First, the GPS is enabled whenever the still camera software is launched. I see no method for disabling this feature in the camera software or in the global Android settings. This, in and of itself, would not be a serious problem for me, though unneeded battery drain is never a good thing. I take issue with the auto-GPS activation because I suspect that was what caused numerous crashes of the camera software during my testing. I never experienced freeze-ups with the video camera, which does not activate the GPS system. The link between GPS and the crashes is speculation on my part, likely a result of my past experiences with GPS on Samsung Androids. I also experienced lock-ups when running Google Navigation, so GPS appears to be the culprit.

The second problem I encountered is the combination of the power/lock button and it’s function as a camera lock with an unfortunate placement. If you’re holding the Sidekick up to take a picture with your right index finger on the dedicated camera button, your thumb is likely to rest on or near the power/lock button. Accidentally press this button halfway down, and your shutter won’t trigger when you try to take a snap. A separate lock system for camera software? (see lock icon):

Add this to the often slow focus period, the fact that snapping a shot takes you to a viewing screen that requires a tap of the back key before you’re in position to shoot another photo, and you’re left with an altogether frustrating experience for shooting stills.

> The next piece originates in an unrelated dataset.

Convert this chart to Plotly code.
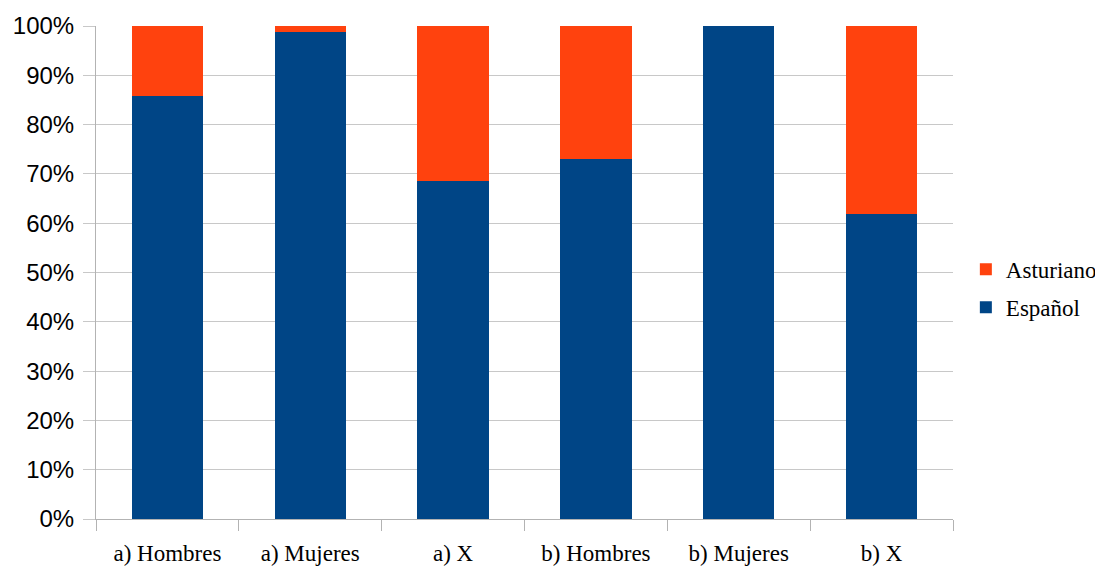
import plotly.graph_objects as go

categories = ["a) Hombres", "a) Mujeres", "a) X", "b) Hombres", "b) Mujeres", "b) X"]
espanol = [85.8, 98.8, 68.6, 73.0, 100.0, 61.9]
asturiano = [14.2, 1.2, 31.4, 27.0, 0.0, 38.1]
ytick_vals = [0, 10, 20, 30, 40, 50, 60, 70, 80, 90, 100]
ytick_text = [f"{v}%" for v in ytick_vals]

fig = go.Figure()
fig.add_trace(go.Bar(x=categories, y=espanol, name="Español", marker_color="#004586",
                     marker_line_width=0, legendgroup="e", legendrank=2))
fig.add_trace(go.Bar(x=categories, y=asturiano, name="Asturiano", marker_color="#ff420e",
                     marker_line_width=0, legendgroup="a", legendrank=1))

fig.update_layout(
    width=1103, height=567,
    barmode="stack", bargap=0.5,
    plot_bgcolor="white", paper_bgcolor="white",
    margin=dict(l=88, r=158, t=18, b=56, autoexpand=False),
    legend=dict(x=1.015, y=0.468, xanchor="left", yanchor="middle",
                traceorder="grouped", tracegroupgap=5,
                font=dict(family="Liberation Serif", size=23, color="black")),
)
fig.update_xaxes(
    type="category", tickson="boundaries", ticks="outside", ticklen=11,
    tickcolor="#b3b3b3", showline=True, linecolor="#b3b3b3", linewidth=1,
    showgrid=False, automargin=False, ticklabelstandoff=13,
    tickfont=dict(family="Liberation Serif", size=23, color="black"),
)
fig.update_yaxes(
    range=[0, 100], tickvals=ytick_vals, ticktext=ytick_text,
    showgrid=True, gridcolor="#c8c8c8", gridwidth=1,
    ticks="outside", ticklen=12, tickcolor="#c8c8c8",
    showline=True, linecolor="#b3b3b3", zeroline=False,
    automargin=False, ticklabelstandoff=4,
    tickfont=dict(family="Liberation Sans", size=24, color="black"),
)
fig.write_html("out.html")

The video camera works fine, and I am fairly happy with the results of my daytime video. Still, the Sidekick’s camera situation leaves plenty to be desired. Again, it’s a budget device. Notice how much better the sound is coming from behind the camera than from in front of it. Good for narration, bad for interviews. The picture that displays sideways reveals an orientation detection problem.

Photo and Video Samples

Outdoors, Night:

Outdoors, Day:

Indoors, Night:

Conclusion

I wonder what might have happened to the Sidekick franchise had the hardware duties been taken up by HTC, and the target audience been professionals instead of teens and young adults. But the Sidekick has always been about youth, and, if it survives, probably always will be. For some reason, I thought this revival of the SK would employ the old formula and jack it up on steroids, but that really isn’t the case. In fact, very, very little remains in terms of what I consider to be Sidekick characteristics. My personal favorite SK features are missing.

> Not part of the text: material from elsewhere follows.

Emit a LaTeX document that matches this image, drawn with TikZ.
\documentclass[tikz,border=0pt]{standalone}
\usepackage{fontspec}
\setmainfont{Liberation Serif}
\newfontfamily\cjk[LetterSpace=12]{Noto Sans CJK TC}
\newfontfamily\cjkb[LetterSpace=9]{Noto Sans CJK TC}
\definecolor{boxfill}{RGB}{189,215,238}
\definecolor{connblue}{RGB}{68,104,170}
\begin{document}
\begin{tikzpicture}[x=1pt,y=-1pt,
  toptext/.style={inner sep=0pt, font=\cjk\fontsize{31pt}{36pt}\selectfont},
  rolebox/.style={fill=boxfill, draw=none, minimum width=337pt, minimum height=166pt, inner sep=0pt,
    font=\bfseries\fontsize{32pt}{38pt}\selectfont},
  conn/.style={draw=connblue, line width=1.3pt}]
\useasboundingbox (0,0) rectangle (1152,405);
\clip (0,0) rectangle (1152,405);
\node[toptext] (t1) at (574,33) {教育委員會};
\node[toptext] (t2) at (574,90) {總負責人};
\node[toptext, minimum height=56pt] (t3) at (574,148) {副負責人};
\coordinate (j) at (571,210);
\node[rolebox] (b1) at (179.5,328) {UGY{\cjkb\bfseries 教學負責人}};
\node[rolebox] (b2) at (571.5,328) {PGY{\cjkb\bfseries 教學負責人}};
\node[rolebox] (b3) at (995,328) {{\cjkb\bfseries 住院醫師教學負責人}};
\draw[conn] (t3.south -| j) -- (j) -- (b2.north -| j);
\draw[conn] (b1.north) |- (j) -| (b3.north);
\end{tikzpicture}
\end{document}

The Sidekick 4G has got the brand, and some hints of the original form factor have been carried over, but the soul of the Sidekick is gone–probably forever. I made fun of my Sidekicks when I owned them because the blinking lights and childish sounds were silly. But I loved the phones. The buttons–and the shortcuts that they afforded–were inventive and practical. The spring-loaded swiveling screen made me feel like some sort of futuristic mobile ninja. The Sidekick 4G is lacking the strongest aspects of previous Sidekicks, and therefore, in my mind, isn’t a Sidekick at all. I’m not talking about who fashioned the hardware or wrote the software–just about the end user experience. The SK4G is a new messaging device that builds upon the reputation and marketing efforts of a different product. And, as a fan of earlier Sidekicks, I have to say that I feel a bit let down. On the other hand, the SK4G software looks and feels great, and the keyboard is a pleasure to use. At $99, you could do a lot worse. But if you’re a fan of old Sidekicks, don’t expect to relive the days of yore.

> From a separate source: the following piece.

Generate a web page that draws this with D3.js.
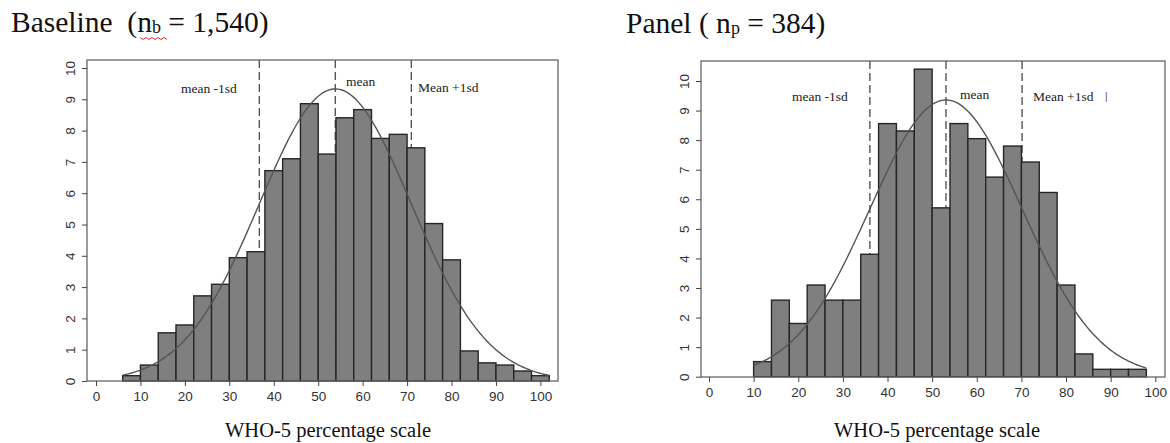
<!DOCTYPE html>
<html>
<head>
<meta charset="utf-8">
<script src="https://cdn.jsdelivr.net/npm/d3@7"></script>
<style>
  body { margin: 0; background: #fff; }
  svg { display: block; }
  text { white-space: pre; }
</style>
</head>
<body>
<svg id="chart"></svg>
<script>
// Data: percent of respondents per 4-point bin (left edge of each bin)
const binWidth = 4;
const baselineBins = [6, 10, 14, 18, 22, 26, 30, 34, 38, 42, 46, 50, 54, 58, 62, 66, 70, 74, 78, 82, 86, 90, 94, 98];
const baselineValues = [0.17, 0.51, 1.54, 1.79, 2.72, 3.09, 3.94, 4.13, 6.72, 7.10, 8.86, 7.25,
                        8.41, 8.67, 7.75, 7.88, 7.45, 5.03, 3.87, 0.96, 0.58, 0.51, 0.32, 0.17];
const baselineMean = 53.85;
const baselineSd = 17.1;

const panelBins = [10, 14, 18, 22, 26, 30, 34, 38, 42, 46, 50, 54, 58, 62, 66, 70, 74, 78, 82, 86, 90, 94];
const panelValues = [0.51, 2.59, 1.80, 3.10, 2.59, 2.59, 4.14, 8.56, 8.31, 10.40, 5.71,
                     8.56, 8.05, 6.75, 7.80, 7.26, 6.23, 3.10, 0.77, 0.25, 0.25, 0.25];
const panelMean = 53.1;
const panelSd = 17.05;

const xTicks = [0, 10, 20, 30, 40, 50, 60, 70, 80, 90, 100];
const yTicks = [0, 1, 2, 3, 4, 5, 6, 7, 8, 9, 10];
const xLabel = "WHO-5 percentage scale";
const lineLabels = ["mean -1sd", "mean", "Mean +1sd"];

const width = 1170;
const height = 443;
const serif = "'Liberation Serif', 'Times New Roman', serif";
const sans = "'Liberation Sans', Arial, sans-serif";

const svg = d3.select("#chart")
  .attr("width", width)
  .attr("height", height);

// Layout of each panel (pixel positions)
const panels = [
  {
    title: ["Baseline  (n", "b", " = 1,540)"], titleX: 11, titleY: 32, squiggle: true,
    bins: baselineBins, values: baselineValues, mean: baselineMean, sd: baselineSd,
    frame: { left: 87, right: 558, top: 60, bottom: 381 },
    xRange: [96, 540.4], yRange: [381, 68],
    labelPos: [[181, 93], [346, 86], [418, 92]],
    xLabelX: 328, extraBar: false
  },
  {
    title: ["Panel ( n", "p", " = 384)"], titleX: 626, titleY: 33, squiggle: false,
    bins: panelBins, values: panelValues, mean: panelMean, sd: panelSd,
    frame: { left: 701, right: 1165, top: 61, bottom: 377 },
    xRange: [709, 1155.3], yRange: [376.7, 81],
    labelPos: [[792, 101], [960, 99], [1033, 101]],
    xLabelX: 937, extraBar: true
  }
];

function dnorm(v, m, s) {
  return Math.exp(-0.5 * ((v - m) / s) ** 2) / (s * Math.sqrt(2 * Math.PI));
}

panels.forEach(p => {
  const g = svg.append("g");

  const x = d3.scaleLinear().domain([0, 100]).range(p.xRange);
  const y = d3.scaleLinear().domain([0, 10]).range(p.yRange);

  // Title with subscript
  const t = g.append("text")
    .attr("x", p.titleX)
    .attr("y", p.titleY)
    .attr("font-family", serif)
    .attr("font-size", 29.5)
    .attr("fill", "#111");
  t.append("tspan").text(p.title[0]);
  t.append("tspan").attr("font-size", 18).attr("dy", 1).text(p.title[1]);
  t.append("tspan").attr("dy", -1).text(p.title[2]);

  // spell-check squiggle under "nb"
  if (p.squiggle) {
    const pts = d3.range(0, 10).map(i => [140 + i * 3, 38 + (i % 2 ? 1.5 : -0.5)]);
    g.append("path")
      .attr("d", d3.line()(pts))
      .attr("fill", "none")
      .attr("stroke", "#e03030")
      .attr("stroke-width", 1);
  }

  // Dashed reference lines at mean - sd, mean, mean + sd
  const refs = [p.mean - p.sd, p.mean, p.mean + p.sd];
  g.selectAll(".ref")
    .data(refs)
    .enter()
    .append("line")
    .attr("class", "ref")
    .attr("x1", d => x(d))
    .attr("x2", d => x(d))
    .attr("y1", p.frame.top)
    .attr("y2", p.frame.bottom)
    .attr("stroke", "#555")
    .attr("stroke-width", 1.4)
    .attr("stroke-dasharray", "8,4");

  // Bars
  g.selectAll(".bar")
    .data(p.bins.map((b, i) => ({ start: b, value: p.values[i] })))
    .enter()
    .append("rect")
    .attr("class", "bar")
    .attr("x", d => x(d.start))
    .attr("y", d => y(d.value))
    .attr("width", d => x(d.start + binWidth) - x(d.start))
    .attr("height", d => y(0) - y(d.value))
    .attr("fill", "#7f7f7f")
    .attr("stroke", "#262626")
    .attr("stroke-width", 1.4);

  // Fitted normal curve (scaled to percent per bin)
  const lo = p.bins[0];
  const hi = p.bins[p.bins.length - 1] + binWidth;
  const curvePts = d3.range(lo, hi + 0.001, 0.5)
    .map(v => [v, 100 * binWidth * dnorm(v, p.mean, p.sd)]);
  g.append("path")
    .attr("d", d3.line().x(d => x(d[0])).y(d => y(d[1]))(curvePts))
    .attr("fill", "none")
    .attr("stroke", "#555")
    .attr("stroke-width", 1.4);

  // Frame
  g.append("rect")
    .attr("x", p.frame.left)
    .attr("y", p.frame.top)
    .attr("width", p.frame.right - p.frame.left)
    .attr("height", p.frame.bottom - p.frame.top)
    .attr("fill", "none")
    .attr("stroke", "#666")
    .attr("stroke-width", 1.3);

  // X axis
  const xAxis = g.append("g")
    .attr("transform", `translate(0,${p.frame.bottom})`)
    .call(d3.axisBottom(x).tickValues(xTicks).tickSize(5).tickSizeOuter(0).tickPadding(5));
  xAxis.select(".domain").remove();
  xAxis.selectAll("line").attr("stroke", "#444");
  xAxis.selectAll("text")
    .attr("font-family", sans)
    .attr("font-size", 13.5)
    .attr("fill", "#333");

  // Y axis (labels parallel to axis)
  const yAxis = g.append("g")
    .attr("transform", `translate(${p.frame.left},0)`)
    .call(d3.axisLeft(y).tickValues(yTicks).tickSize(5).tickSizeOuter(0));
  yAxis.select(".domain").remove();
  yAxis.selectAll("line").attr("stroke", "#444");
  yAxis.selectAll("text")
    .attr("font-family", sans)
    .attr("font-size", 13.5)
    .attr("fill", "#333")
    .attr("x", null)
    .attr("text-anchor", "middle")
    .attr("transform", "translate(-17,0) rotate(-90)")
    .attr("dy", "0.35em");

  // Reference line labels
  g.selectAll(".reflabel")
    .data(lineLabels)
    .enter()
    .append("text")
    .attr("class", "reflabel")
    .attr("x", (d, i) => p.labelPos[i][0])
    .attr("y", (d, i) => p.labelPos[i][1])
    .attr("font-family", serif)
    .attr("font-size", 13.5)
    .attr("fill", "#222")
    .text(d => d);

  if (p.extraBar) {
    g.append("text")
      .attr("x", 1105)
      .attr("y", 100)
      .attr("font-family", sans)
      .attr("font-size", 10)
      .attr("fill", "#555")
      .text("|");
  }

  // X axis title
  g.append("text")
    .attr("x", p.xLabelX)
    .attr("y", 437)
    .attr("text-anchor", "middle")
    .attr("font-family", serif)
    .attr("font-size", 20.5)
    .attr("fill", "#111")
    .text(xLabel);
});
</script>
</body>
</html>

The SK4G is a budget device at $99, but that price tag requires a two-year agreement. The long-term costs of this Android are actually on par with other, better phones available on Magenta, even if the entry fee looks more appealing. For another $50 you can grab a G2, and for $199, you can score the impressive G2x. Amidst T-Mobile’s diverse selection of affordable phones, the Sidekick looks very nice–especially for franchise loyalists. But compared to the offerings at the next tier, the decision to purchase a Sidekick 4G becomes more complicated. If you’re considering a buy, know that a SK4G delivers a killer keyboard and cool software. But if you need a good camera or want the old Sidekick experience, you’re out of luck: You won’t find either of those here.